Question - C’est une assertion vraiment générale.

M. Holliday - Oui. En bien ou en mal, quand on gère une crise, on compte sur les personnalités dirigeantes de son gouvernement, sur les personnes qu’on a mises en place dans ces postes. Ce qui ne crée pas de problème particulier aujourd’hui pourra le faire demain.

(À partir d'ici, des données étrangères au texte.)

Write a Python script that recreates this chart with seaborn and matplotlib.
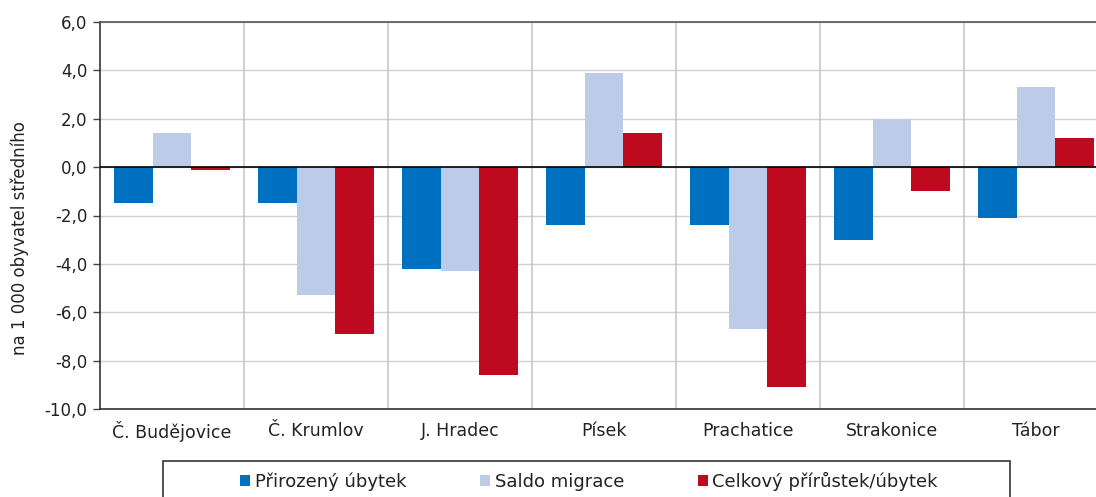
import matplotlib
matplotlib.use("Agg")
import matplotlib.pyplot as plt
import matplotlib.patches as mpatches
import seaborn as sns
import pandas as pd
import numpy as np

categories = ["Č. Budějovice", "Č. Krumlov", "J. Hradec", "Písek", "Prachatice", "Strakonice", "Tábor"]
series = ["Přirozený úbytek", "Saldo migrace", "Celkový přírůstek/úbytek"]
prirozeny = [-1.5, -1.5, -4.2, -2.4, -2.4, -3.0, -2.1]
saldo = [1.4, -5.3, -4.3, 3.9, -6.7, 2.0, 3.3]
celkovy = [-0.1, -6.9, -8.6, 1.4, -9.1, -1.0, 1.2]
colors = ["#0070C0", "#BCCCE8", "#BE0A1E"]

rows = []
for name, vals in zip(series, [prirozeny, saldo, celkovy]):
    for c, v in zip(categories, vals):
        rows.append({"okres": c, "serie": name, "hodnota": v})
df = pd.DataFrame(rows)

sns.set_theme(style="white")
plt.rcParams["font.family"] = ["DejaVu Sans"]

fig = plt.figure(figsize=(10.96, 4.97), dpi=100)
W, H = 1096, 497
ax = fig.add_axes([100 / W, 1 - 409 / H, (1108 - 100) / W, (409 - 22) / H])

sns.barplot(data=df, x="okres", y="hodnota", hue="serie", palette=colors,
            order=categories, hue_order=series, width=0.8, ax=ax,
            saturation=1, legend=False, edgecolor="none")

ax.set_ylim(-10, 6)
ax.set_xlim(-0.5, len(categories) - 0.5)
yt = np.arange(-10, 7, 2)
ax.set_yticks(yt)
ax.set_yticklabels([f"{v:.1f}".replace(".", ",") for v in yt], fontsize=12, color="#222222")
ax.set_xticks(range(len(categories)))
ax.set_xticklabels(categories, fontsize=12.5, color="#222222")
ax.tick_params(axis="x", length=0, pad=9)
ax.tick_params(axis="y", length=5, width=1, color="#444444", direction="out", left=True, pad=4)

for y in yt:
    ax.axhline(y, color="#D0D0D0", lw=1, zorder=0)
for i in range(1, len(categories)):
    ax.axvline(i - 0.5, color="#C8C8C8", lw=1.2, zorder=0)
ax.axhline(0, color="black", lw=1.2, zorder=3)

for s in ["left", "bottom", "top"]:
    ax.spines[s].set_color("#333333")
    ax.spines[s].set_linewidth(1.2)
ax.spines["right"].set_visible(False)
ax.spines["top"].set_color("#555555")

ax.set_xlabel("")
ax.set_ylabel("na 1 000 obyvatel středního", fontsize=12, color="#222222")
ax.yaxis.set_label_coords((29 - 100) / 1008, (409 - 238) / 387)

# legend
handles = [mpatches.Patch(facecolor=c, edgecolor="none", label=s) for c, s in zip(colors, series)]
leg = fig.legend(handles=handles, loc="center", bbox_to_anchor=(589 / W, 1 - 481 / H),
                 ncol=3, frameon=False, fontsize=13, handlelength=0.55, handleheight=0.55,
                 handletextpad=0.25, columnspacing=4.1)
for t in leg.get_texts():
    t.set_color("#222222")
frame = mpatches.Rectangle((163 / W, 1 - 505 / H), (1010 - 163) / W, (505 - 461) / H,
                           transform=fig.transFigure, fill=False, edgecolor="#333333", lw=1.2)
fig.patches.append(frame)

fig.savefig("out.png", dpi=100)
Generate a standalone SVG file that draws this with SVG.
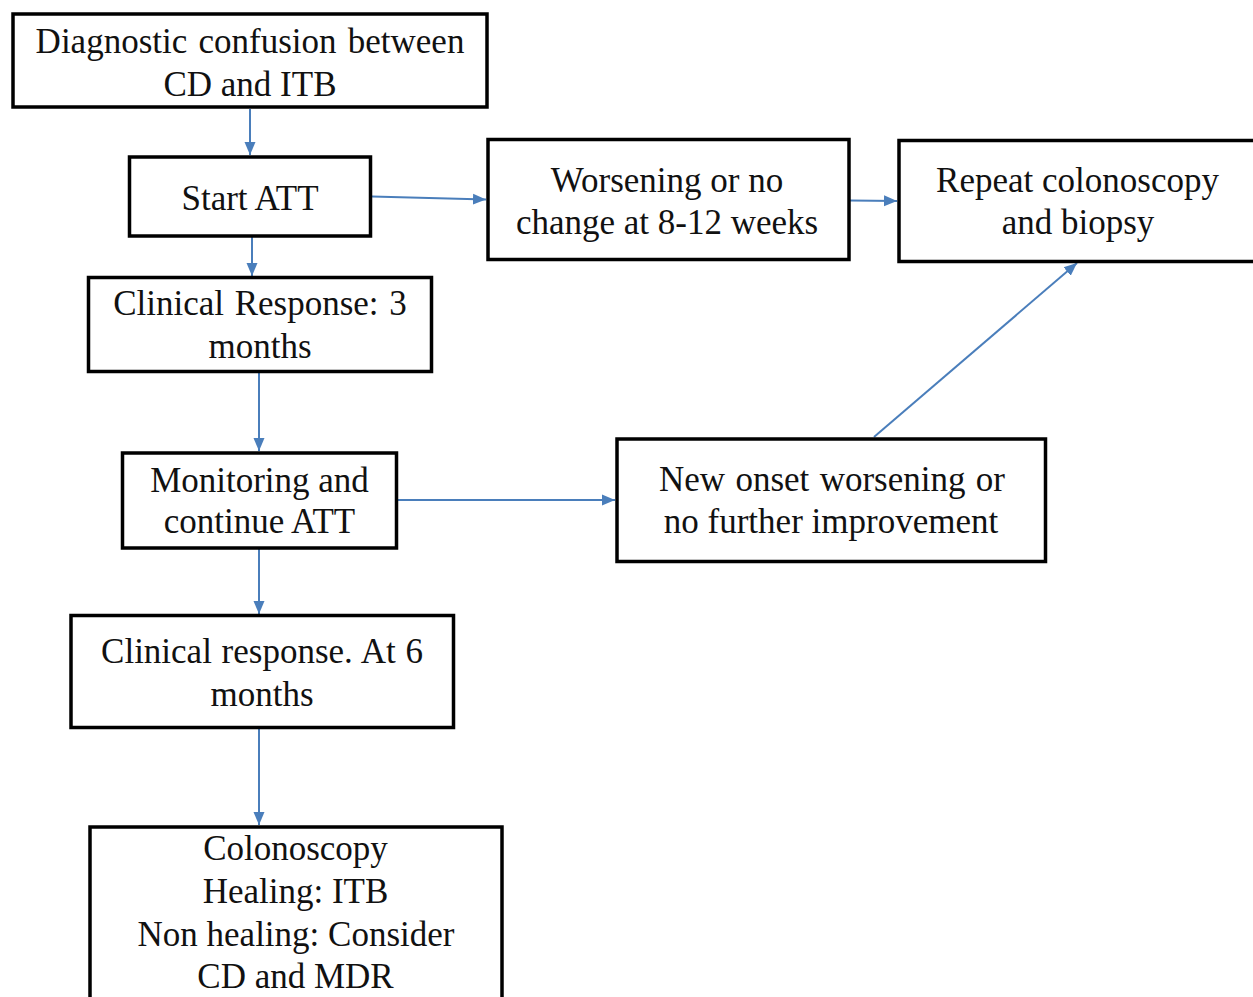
<svg xmlns="http://www.w3.org/2000/svg" width="1253" height="997" viewBox="0 0 1253 997">
  <style>
    .box { fill: #ffffff; stroke: #000000; stroke-width: 3.5; }
    .lbl { font-family: "Liberation Serif", "Times New Roman", serif; font-size: 35px; fill: #111111; text-anchor: middle; }
    .link { fill: none; stroke: #4a7ebb; stroke-width: 2; marker-end: url(#head); }
  </style>
  <defs>
    <marker id="head" markerUnits="userSpaceOnUse" markerWidth="14" markerHeight="14" viewBox="0 0 14 14" refX="13" refY="7" orient="auto">
      <path d="M0,1.5 L13,7 L0,12.5 Z" fill="#4a7ebb"/>
    </marker>
  </defs>
  <rect width="1253" height="997" fill="#ffffff"/>

  <g id="connectors">
    <line class="link" x1="250" y1="109" x2="250" y2="155"/>
    <line class="link" x1="372" y1="196.5" x2="486" y2="199.5"/>
    <line class="link" x1="252" y1="237" x2="252" y2="276"/>
    <line class="link" x1="850" y1="200.5" x2="897" y2="201"/>
    <line class="link" x1="259" y1="373" x2="259" y2="451"/>
    <line class="link" x1="397" y1="500" x2="615" y2="500"/>
    <line class="link" x1="874" y1="437" x2="1077" y2="263"/>
    <line class="link" x1="259" y1="549" x2="259" y2="614"/>
    <line class="link" x1="259" y1="729" x2="259" y2="825"/>
  </g>

  <g id="n-diagnostic">
    <rect class="box" x="13" y="14" width="474" height="93"/>
    <text class="lbl" x="250" y="53" word-spacing="2.5">Diagnostic confusion between</text>
    <text class="lbl" x="250" y="96">CD and ITB</text>
  </g>

  <g id="n-start">
    <rect class="box" x="129.5" y="157" width="241" height="79"/>
    <text class="lbl" x="250" y="210">Start ATT</text>
  </g>

  <g id="n-worsening">
    <rect class="box" x="488" y="139.5" width="361" height="120"/>
    <text class="lbl" x="667" y="192">Worsening or no</text>
    <text class="lbl" x="667" y="234">change at 8-12 weeks</text>
  </g>

  <g id="n-repeat">
    <rect class="box" x="899" y="140.5" width="360" height="121"/>
    <text class="lbl" x="1077.5" y="192">Repeat colonoscopy</text>
    <text class="lbl" x="1078" y="234">and biopsy</text>
  </g>

  <g id="n-response3">
    <rect class="box" x="88.5" y="277.5" width="343" height="94"/>
    <text class="lbl" x="260" y="315" word-spacing="2">Clinical Response: 3</text>
    <text class="lbl" x="260" y="358">months</text>
  </g>

  <g id="n-monitoring">
    <rect class="box" x="122.5" y="453" width="274" height="95"/>
    <text class="lbl" x="259.5" y="492">Monitoring and</text>
    <text class="lbl" x="259.5" y="533">continue ATT</text>
  </g>

  <g id="n-newonset">
    <rect class="box" x="617" y="439" width="428.5" height="122.5"/>
    <text class="lbl" x="832" y="491" word-spacing="1.6">New onset worsening or</text>
    <text class="lbl" x="831" y="533">no further improvement</text>
  </g>

  <g id="n-response6">
    <rect class="box" x="71" y="615.5" width="382.5" height="112"/>
    <text class="lbl" x="262" y="663" word-spacing="1">Clinical response. At 6</text>
    <text class="lbl" x="262" y="706">months</text>
  </g>

  <g id="n-colonoscopy">
    <rect class="box" x="90" y="827" width="412" height="180"/>
    <text class="lbl" x="295.5" y="860">Colonoscopy</text>
    <text class="lbl" x="295.5" y="903">Healing: ITB</text>
    <text class="lbl" x="296" y="946">Non healing: Consider</text>
    <text class="lbl" x="295.5" y="988">CD and MDR</text>
  </g>
</svg>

Prenez l’exemple de la crise financière actuelle : les postes à pourvoir à la Securities and Exchange Commission (Commission des valeurs mobilières des États-Unis) et à la Federal Deposit Insurance Corporation (organisme fédéral d’assurance de dépôts bancaires) n’étaient pas particulièrement mis en vedette il y a cinq ou six ans, mais lors des derniers mois de l’année 2008 les emplois dans ces organismes et les personnes qui les occupent ont pris une importance considérable.

Question - Certains présidents, en particulier ceux qui étaient gouverneur avant d’accéder à la présidence, ont tendance à choisir des personnes qui viennent du même État qu’eux. Ils ont travaillé avec certaines personnes dans la capitale de leur État et ils font venir un bon nombre d’entre elles à Washington. Est-ce qu’ils agissent ainsi parce que ces personnes sont incontestablement les meilleurs candidats possibles ou parce qu’ils ont déjà travaillé ensemble ?

M. Holliday - S’ils ont bien réussi en tant que gouverneur, ils considèrent que l’équipe dont ils s’étaient entourés y a contribué et ils se sentent à l’aise avec leurs anciens collaborateurs. Une fois encore, il faut rappeler que quelqu’un capable de bien réussir à un certain niveau n’obtiendra pas nécessairement les mêmes résultats à un autre niveau. Il n’y a pas de règle fixe. On a connu des gens qui faisaient un travail impeccable quand ils étaient maire, chef des pompiers ou conseiller municipal et qui ont ensuite servi leur pays avec la plus grande distinction à Washington. Il y en a eu d’autres qui sont tombés de haut lorsqu’ils se sont rendu compte que la pression des budgets énormes, des mesures de surveillance et des relations avec le Congrès dépassait tout ce qu’ils avaient connu jusqu’alors.

Question - Après une élection âprement disputée, de vilaines rancunes politiques pourraient subsister. Que doivent faire le gouvernement sortant et celui qui va lui succéder pour mettre ces sentiments de côté et garantir une transition souple ?

M. Holliday - Pendant toute période de transition, il y a quelques dossiers critiques qui doivent passer d’un gouvernement au suivant. Indépendamment du parti et de la politique politicienne, il est important que l’équipe sortante et la nouvelle sachent collaborer. Il est également important que le gouvernement sortant finisse sur une bonne note et qu’il remette à la nouvelle équipe un groupe clair de dossiers sur les questions d’actualité brûlante. Il s’agit là d’une obligation, d’une obligation patriotique. De son côté, la nouvelle équipe a le devoir de ne pas sombrer dans une arrogance qui la conduirait à refuser d’écouter ce que le gouvernement sortant lui dit.

À cet égard, il est très important que tout le monde œuvre de concert en vue d’assurer une transition sans faux plis en ce qui concerne non seulement le personnel, mais aussi les dossiers en cours.

Les opinions exprimées dans le présent article ne représentent pas nécessairement les vues ou la politique du gouvernement des États-Unis.